On the 81st Anniversary of D-Day, Stars Who Served Have Lessons for Hollywood

Henry Fonda was among those opting for actual combat rather than being ‘a fake in the war studio.’

Via Wikimedia Commons
A landing craft disembarks troops of the U.S. Army's First Division on the morning of June 6, 1944 at Omaha Beach. Via Wikimedia Commons

At Friday’s 81st anniversary of D-Day, few who liberated France will be on hand to offer living testimony. But vivid stories endure in films created by those who assaulted Normandy Beach, offering guidance to a Hollywood that seems alienated from its audience. 

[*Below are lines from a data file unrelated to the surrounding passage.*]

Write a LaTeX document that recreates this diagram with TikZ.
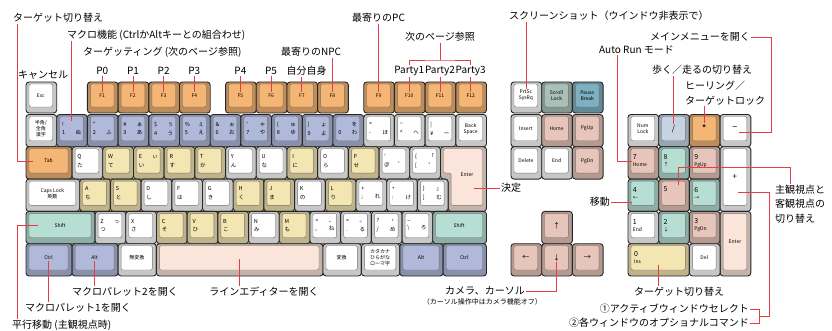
\documentclass[tikz,border=0pt]{standalone}
\usepackage{fontspec}
\setmainfont{Noto Sans CJK JP}

\definecolor{kwhite}{HTML}{FFFFFF}
\definecolor{korange}{HTML}{F5B574}
\definecolor{kblue}{HTML}{B0B9DA}
\definecolor{kyellow}{HTML}{F3E6B2}
\definecolor{kmint}{HTML}{B6DED3}
\definecolor{kpeach}{HTML}{FBE5DA}
\definecolor{kpink}{HTML}{E8C5BA}
\definecolor{kgreen}{HTML}{A8C0B8}
\definecolor{kteal}{HTML}{7DB0C0}
\definecolor{klblue}{HTML}{C6D3E3}
\definecolor{lred}{HTML}{EA3A44}

\tikzset{
  keyside/.style={draw=black!85, line width=0.9pt, rounded corners=3pt},
  keytop/.style={draw=black!55, line width=0.4pt, rounded corners=2pt},
  keylabel/.style={font=\fontsize{5}{6}\selectfont, inner sep=1pt, align=center},
  callout/.style={font=\fontsize{10}{14.5}\selectfont, inner sep=1pt},
  leader/.style={draw=lred, line width=0.7pt},
}

% one key: name, x1, y1, x2, y2, colour, text
\newcommand{\keycap}[7]{%
  \filldraw[keyside, fill=#6!78!black] ({#2},{#3}) rectangle ({#4},{#5});
  \filldraw[keytop, fill=#6] ({#2+3},{#3+2}) rectangle ({#4-4},{#5-6});
  \node[keylabel] (#1) at ({(#2+#4)/2-0.5},{(#3+#5)/2-2}) {#7};
}
% corner legends of a main key
\newcommand{\kk}[4]{\parbox{19pt}{\fontsize{5.5}{6.5}\selectfont#1\hfill#2\\[2pt]#3\hfill#4}}
% numpad legends
\newcommand{\nk}[2]{\parbox{20pt}{\fontsize{7}{8}\selectfont#1\\[1pt]\fontsize{5}{6}\selectfont#2}}

\begin{document}
\begin{tikzpicture}[x=1pt, y=-1pt]
\useasboundingbox (0,0) rectangle (832,331);

% Function row
\keycap{esc}{26}{82}{56.7}{113}{kwhite}{Esc}
\foreach \i in {1,...,4} {\keycap{f\i}{26+(\i+1)*30.7}{82}{26+(\i+2)*30.7}{113}{korange}{F\i}}
\foreach \i in {5,...,8} {\keycap{f\i}{26+(\i+1.5)*30.7}{82}{26+(\i+2.5)*30.7}{113}{korange}{F\i}}
\foreach \i in {9,...,12} {\keycap{f\i}{26+(\i+2)*30.7}{82}{26+(\i+3)*30.7}{113}{korange}{F\i}}

% Number row
\keycap{zen}{26}{114.5}{56.7}{146.8}{kwhite}{半角/\\全角\\漢字}
\foreach \nm/\txt [count=\i] in {k1/{\kk{!}{}{1}{ぬ}}, k2/{\kk{"}{}{2}{ふ}},
    k3/{\kk{\#}{ぁ}{3}{あ}}, k4/{\kk{\$}{ぅ}{4}{う}}, k5/{\kk{\%}{ぇ}{5}{え}},
    k6/{\kk{\&}{ぉ}{6}{お}}, k7/{\kk{'}{ゃ}{7}{や}}, k8/{\kk{(}{ゅ}{8}{ゆ}},
    k9/{\kk{)}{ょ}{9}{よ}}, k0/{\kk{}{を}{0}{わ}}}
  {\keycap{\nm}{26+\i*30.7}{114.5}{26+(\i+1)*30.7}{146.8}{kblue}{\txt}}
\foreach \nm/\txt [count=\i from 11] in {kminus/{\kk{=}{}{-}{ほ}},
    kcaret/{\kk{\textasciitilde}{}{\textasciicircum}{へ}}, kyen/{\kk{|}{}{¥}{ー}}}
  {\keycap{\nm}{26+\i*30.7}{114.5}{26+(\i+1)*30.7}{146.8}{kwhite}{\txt}}
\keycap{bs}{455.8}{114.5}{486.5}{146.8}{kwhite}{Back\\Space}

% Tab row
\keycap{tab}{26}{146.8}{72.05}{179.1}{korange}{Tab}
\foreach \nm/\col/\txt [count=\i from 0] in {kq/kwhite/{\kk{Q}{}{}{た}},
    kw/kyellow/{\kk{W}{}{}{て}}, ke/kyellow/{\kk{E}{ぃ}{}{い}},
    kr/kyellow/{\kk{R}{}{}{す}}, kt/kyellow/{\kk{T}{}{}{か}},
    ky/kwhite/{\kk{Y}{}{}{ん}}, ku/kwhite/{\kk{U}{}{}{な}},
    ki/kyellow/{\kk{I}{}{}{に}}, ko/kwhite/{\kk{O}{}{}{ら}},
    kp/kyellow/{\kk{P}{}{}{せ}}, kat/kwhite/{\kk{`}{}{@}{゛}},
    klbr/kwhite/{\kk{\{}{「}{[}{゜}}}
  {\keycap{\nm}{72.05+\i*30.7}{146.8}{72.05+(\i+1)*30.7}{179.1}{\col}{\txt}}

% Enter
\filldraw[keyside, fill=kpeach!78!black] (440.45,146.8) -- (486.5,146.8) -- (486.5,211.4)
  -- (448.1,211.4) -- (448.1,179.1) -- (440.45,179.1) -- cycle;
\filldraw[keytop, fill=kpeach] (443.45,148.8) -- (482.5,148.8) -- (482.5,205.4)
  -- (451.1,205.4) -- (451.1,173.1) -- (443.45,173.1) -- cycle;
\node[keylabel] (enter) at (467,175) {Enter};

% Caps row
\keycap{caps}{26}{179.1}{79.73}{211.4}{kwhite}{Caps Lock\\英数}
\foreach \nm/\col/\txt [count=\i from 0] in {ka/kyellow/{\kk{A}{}{}{ち}},
    ks/kyellow/{\kk{S}{}{}{と}}, kd/kwhite/{\kk{D}{}{}{し}},
    kf/kwhite/{\kk{F}{}{}{は}}, kg/kwhite/{\kk{G}{}{}{き}},
    kh/kyellow/{\kk{H}{}{}{く}}, kj/kyellow/{\kk{J}{}{}{ま}},
    kk/kwhite/{\kk{K}{}{}{の}}, kl/kyellow/{\kk{L}{}{}{り}},
    ksemi/kwhite/{\kk{+}{}{;}{れ}}, kcolon/kwhite/{\kk{*}{}{:}{け}},
    krbr/kwhite/{\kk{\}}{」}{]}{む}}}
  {\keycap{\nm}{79.73+\i*30.7}{179.1}{79.73+(\i+1)*30.7}{211.4}{\col}{\txt}}

% Shift row
\keycap{shiftl}{26}{211.4}{95.08}{243.7}{kmint}{Shift}
\foreach \nm/\col/\txt [count=\i from 0] in {kz/kwhite/{\kk{Z}{っ}{}{つ}},
    kx/kwhite/{\kk{X}{}{}{さ}}, kc/kyellow/{\kk{C}{}{}{そ}},
    kv/kyellow/{\kk{V}{}{}{ひ}}, kb/kyellow/{\kk{B}{}{}{こ}},
    kn/kwhite/{\kk{N}{}{}{み}}, km/kyellow/{\kk{M}{}{}{も}},
    kcomma/kwhite/{\kk{<}{、}{,}{ね}}, kperiod/kwhite/{\kk{>}{。}{.}{る}},
    kslash/kwhite/{\kk{?}{・}{/}{め}}, kbslash/kwhite/{\kk{\_}{}{\textbackslash}{ろ}}}
  {\keycap{\nm}{95.08+\i*30.7}{211.4}{95.08+(\i+1)*30.7}{243.7}{\col}{\txt}}
\keycap{shiftr}{432.78}{211.4}{486.5}{243.7}{kmint}{Shift}

% Bottom row
\foreach \nm/\col/\txt/\xa/\xb in {ctrll/kblue/Ctrl/26/72.05, altl/kblue/Alt/72.05/118.1,
    muhen/kwhite/無変換/118.1/156.4, space/kpeach/{}/156.4/323,
    henkan/kwhite/変換/323/361.4, kana/kwhite/{カタカナ\\ひらがな\\ローマ字}/361.4/399.8,
    altr/kblue/Alt/399.8/443.15, ctrlr/kblue/Ctrl/443.15/486.5}
  {\keycap{\nm}{\xa}{243.7}{\xb}{276}{\col}{\txt}}

% Editing keys
\foreach \nm/\col/\txt [count=\i from 0] in {prtsc/kwhite/{PrtSc\\SysRq},
    scroll/kgreen/{Scroll\\Lock}, pause/kteal/{Pause\\Break}}
  {\keycap{\nm}{511+\i*30.7}{82}{511+(\i+1)*30.7}{113}{\col}{\txt}}
\foreach \nm/\col/\txt [count=\i from 0] in {kins/kwhite/Insert, khome/kpink/Home, kpgup/kpink/PgUp}
  {\keycap{\nm}{511+\i*30.7}{114.5}{511+(\i+1)*30.7}{146.8}{\col}{\txt}}
\foreach \nm/\col/\txt [count=\i from 0] in {kdel/kwhite/Delete, kend/kwhite/End, kpgdn/kpink/PgDn}
  {\keycap{\nm}{511+\i*30.7}{146.8}{511+(\i+1)*30.7}{179.1}{\col}{\txt}}

% Cursor keys
\keycap{kup}{541.7}{211.4}{572.4}{243.7}{kpink}{\fontsize{7}{8}\selectfont↑}
\foreach \nm/\txt [count=\i from 0] in {kleft/←, kdown/↓, kright/→}
  {\keycap{\nm}{511+\i*30.7}{243.7}{511+(\i+1)*30.7}{276}{kpink}{\fontsize{7}{8}\selectfont\txt}}

% Numeric keypad
\foreach \nm/\col/\txt [count=\i from 0] in {numlock/kwhite/{Num\\Lock},
    numslash/klblue/{\fontsize{8}{8}\selectfont/}, numstar/korange/{\fontsize{10}{10}\selectfont*},
    numminus/kwhite/{\fontsize{9}{9}\selectfont−}}
  {\keycap{\nm}{628+\i*30.7}{114.5}{628+(\i+1)*30.7}{146.8}{\col}{\txt}}
\foreach \nm/\col/\txt [count=\i from 0] in {num7/kpink/{\nk{7}{Home}},
    num8/kmint/{\nk{8}{↑}}, num9/kpink/{\nk{9}{PgUp}}}
  {\keycap{\nm}{628+\i*30.7}{146.8}{628+(\i+1)*30.7}{179.1}{\col}{\txt}}
\foreach \nm/\col/\txt [count=\i from 0] in {num4/kmint/{\nk{4}{←}},
    num5/kpink/{\nk{5}{\strut}}, num6/kmint/{\nk{6}{→}}}
  {\keycap{\nm}{628+\i*30.7}{179.1}{628+(\i+1)*30.7}{211.4}{\col}{\txt}}
\foreach \nm/\col/\txt [count=\i from 0] in {num1/kwhite/{\nk{1}{End}},
    num2/kmint/{\nk{2}{↓}}, num3/kpink/{\nk{3}{PgDn}}}
  {\keycap{\nm}{628+\i*30.7}{211.4}{628+(\i+1)*30.7}{243.7}{\col}{\txt}}
\keycap{numplus}{720.1}{146.8}{750.8}{211.4}{kwhite}{\fontsize{8}{8}\selectfont+}
\keycap{numenter}{720.1}{211.4}{750.8}{276}{kpeach}{Enter}
\keycap{num0}{628}{243.7}{689.4}{276}{kyellow}{\parbox{48pt}{\fontsize{7}{8}\selectfont0\\[1pt]\fontsize{5}{6}\selectfont Ins}}
\keycap{numdel}{689.4}{243.7}{720.1}{276}{kwhite}{Del}

% Callouts, top
\node[callout, anchor=west] (lblTarget) at (12,18) {ターゲット切り替え};
\node[callout, anchor=west] (lblMacro) at (66,35) {マクロ機能 (CtrlかAltキーとの組合わせ)};
\node[callout, anchor=west] (lblTargeting) at (82,52) {ターゲッティング (次のページ参照)};
\node[callout] (lblCancel) at (43,75) {キャンセル};
\foreach \p/\k/\t in {p0/f1/P0, p1/f2/P1, p2/f3/P2, p3/f4/P3, p4/f5/P4, p5/f6/P5,
    party1/f10/Party1, party2/f11/Party2, party3/f12/Party3}
  {\node[callout] (\p) at (\k |- 0,71) {\t};}
\node[callout] (lblSelf) at (306.5,71) {自分自身};
\node[callout] (lblNPC) at (311,52) {最寄りのNPC};
\node[callout] (lblPC) at (f9 |- 0,18) {最寄りのPC};
\node[callout] (lblNext) at (f11 |- 0,37) {次のページ参照};
\node[callout, anchor=west] (lblShot) at (508,16) {スクリーンショット（ウインドウ非表示で）};
\node[callout, anchor=west] (lblMenu) at (649,37) {メインメニューを開く};
\node[callout, anchor=west] (lblAuto) at (598,50) {Auto Run モード};
\node[callout, anchor=west] (lblWalk) at (651,70) {歩く／走るの切り替え};
\node[callout, anchor=west, align=left] (lblHeal) at (684,93) {ヒーリング／\\ターゲットロック};

% Callouts, side and bottom
\node[callout, anchor=west] (lblKettei) at (500,188) {決定};
\node[callout, anchor=east] (lblMove) at (611,202) {移動};
\node[callout, anchor=west, align=left] (lblView) at (774,204) {主観視点と\\客観視点の\\切り替え};
\node[callout] (lblLine) at (264,292) {ラインエディターを開く};
\node[callout] (lblPal2) at (125,292) {マクロパレット2を開く};
\node[callout] (lblPal1) at (78,308) {マクロパレット1を開く};
\node[callout, anchor=west] (lblPar) at (11,325) {平行移動 (主観視点時)};
\node[callout, anchor=east] (lblCam) at (526,291) {カメラ、カーソル};
\node[font=\fontsize{7}{8}\selectfont, inner sep=1pt, anchor=east] (lblCamNote) at (543,302)
  {（カーソル操作中はカメラ機能オフ）};
\node[callout] (lblTarget2) at (679,292) {ターゲット切り替え};
\node[callout, anchor=east] (opt1) at (750,309) {①アクティブウィンドウセレクト};
\node[callout, anchor=east] (opt2) at (750,323) {②各ウィンドウのオプショナルコマンド};

% Leader lines
\coordinate (nextknee) at (f11 |- 0,60);
\coordinate (menuknee) at (771,132);
\coordinate (viewknee) at (790,167);
\coordinate (plusknee) at (769,192);
\coordinate (optbrk) at (759,316);
\draw[leader] ([xshift=5pt]lblTarget.south west) |- ([xshift=-10pt]tab.west);
\draw[leader] (lblMacro.south -| k1) -- (k1.north);
\foreach \p/\k in {p0/f1, p1/f2, p2/f3, p3/f4, p4/f5, p5/f6, party1/f10, party2/f11, party3/f12}
  {\draw[leader] (\p) -- (\k);}
\draw[leader] (lblSelf.south -| f7) -- (f7);
\draw[leader] (lblNPC.south -| f8) -- (f8);
\draw[leader] (lblPC) -- (f9);
\draw[leader] (lblNext) -- (nextknee);
\draw[leader] (party1.north) |- (nextknee) -| (party3.north);
\draw[leader] (lblShot.south -| prtsc) -- (prtsc);
\draw[leader] (lblMenu.east) -| (menuknee) -- (menuknee -| numminus.east);
\draw[leader] ([xshift=-19pt]lblAuto.south) |- (num7.west);
\draw[leader] (lblWalk.south -| numslash) -- (numslash);
\draw[leader] (lblHeal.south -| numstar) -- (numstar);
\draw[leader] ([xshift=5pt]num5.north) |- (viewknee) -- (viewknee |- lblView.north);
\draw[leader] (plusknee -| numplus.east) -- (plusknee) |- (optbrk);
\draw[leader] (opt1.east) -| (optbrk) |- (opt2.east);
\draw[leader] (lblKettei.west -| enter.east) -- (lblKettei.west);
\draw[leader] (lblMove.east) -- (lblMove.east -| num4.west);
\draw[leader] (space) -- (space |- lblLine.north);
\draw[leader] (altl) -- (altl |- lblPal2.north);
\draw[leader] (ctrll) -- (ctrll |- lblPal1.north);
\draw[leader] ([xshift=-15pt]shiftl.west) -| ([xshift=6pt]lblPar.north west);
\draw[leader] (lblCam.east) -| (kdown);
\draw[leader] (num0) -- (num0 |- lblTarget2.north);
\end{tikzpicture}
\end{document}
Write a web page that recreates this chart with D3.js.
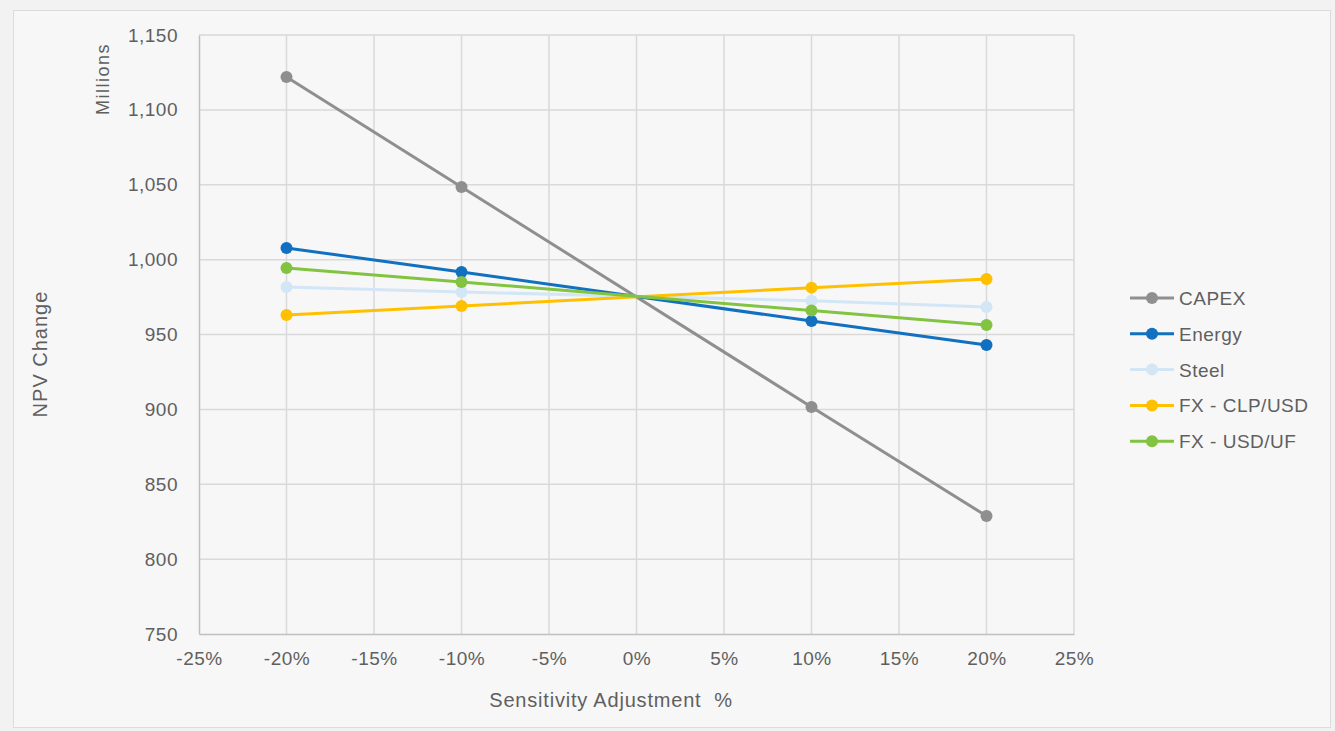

In November 2017, Fox News Channel asked Justice Clarence Thomas if he was “surprised how things are still so rancorous” with segregation ended. He replied that he wasn’t, because citizens had drifted apart. Filmmaking, now a career, is one industry far removed from its fellow citizens.

Justice Thomas lamented that “some people have decided that the Constitution … history … culture and principles aren’t worth defending.” He asked, “What binds us? What do we all have in common anymore?” The answer, after World War II, was a culture depicted by Hollywood.

In the 1940s, Americans forged ties across social barriers. Having faced a threat to their existence, they marched with Ben Franklin’s Spirit of 1776. “We must all hang together,” he told his fellow signers of the Declaration of Independence, “or assuredly we shall all hang separately.”

The Americans who assaulted Normandy alongside British, Canadians, and others came from all walks of life, including filmmakers. A character actor, Charles Durning, charged Omaha Beach with the first wave. Shot several times, he was one of the few in his group to live.

James Stewart, a brigadier general, was the executive officer of the 8th Air Force Group on D-Day. Art Carney fought as an infantryman and machine gun crewman throughout the conflict. At Normandy, shrapnel chewed up his leg, resulting in a limp noticeable on “The Honeymooners.”

Paul Frees, also wounded, was an actor and songwriter who voiced roles from Boris Badenov in “The Rocky and Bullwinkle Show” to the Ghost Host at Disney’s Haunted Mansion. The Screen Actors Guild president, Robert Montgomery, served aboard the destroyer USS Barton.

A famed director, John Ford, was on USS Plunkett 81 years ago. After watching the destroyer’s first troops launch onto Omaha Beach, he followed them with Coast Guard cameramen to record the price of freeing Europe. 

Richard Todd was part of the U.K.’s airborne invasion. Tasked with stopping the Germans from attacking across a strategic bridge, he parachuted from his plane before anyone else. Another Englishman, David Niven, was among the first officers ashore.

“Young man,” Winston Churchill told Niven before becoming U.K. prime minister, “you did a fine thing to give up your film career to fight for your country,” but “had you not done so, it would have been despicable.”

Henry Fonda said he “didn’t want to be a fake in the war studio,” either. On D-Day, he was a quartermaster on the destroyer USS Satterlee. He starred in the 1962’s “The Longest Day,” dramatizing Operation Overlord, D-Day’s codename, as Brigadier General Theodore Roosevelt Jr., son of the president. 

A British actor, Sir Alec Guinness, helped land a troop plane on the doorstep of Hitler’s Atlantic Wall. Efrem Zimbalist Jr. led a platoon into combat at Utah Beach. They pushed into France during Operation Cobra and relieved a division surrounded by Nazis.

A Canadian, James Doohan, was riddled with bullets when a sentry mistook him for a German, losing a finger as can be glimpsed in “Star Trek.” His obituary included a recollection of June 6, 1944. “The sea was rough,” he said, “and we were more afraid of drowning than the Germans.”

These wartime experiences informed what came out of Hollywood after the guns fell silent and the people in theaters could relate to the people on screen. They understood each other; films felt more real and visceral as a result.

Today, society’s connective tissue has atrophied. Only one A-list actor of the current generation, Adam Driver, served in the military, enlisting in the Marine Corps after 9/11. A Navy SEAL, Ray Mendoza, co-wrote and directed last month’s “Warfare” about the Battle of Ramadi, Iraq.

War is a terrible price to pay to improve films. Yet Hollywood can find inspiration in its predecessors on D-Day. Filmmakers can walk with fellow citizens in peacetime to better entertain, overcome rancor, and find common ground that all Americans agree is worth defending.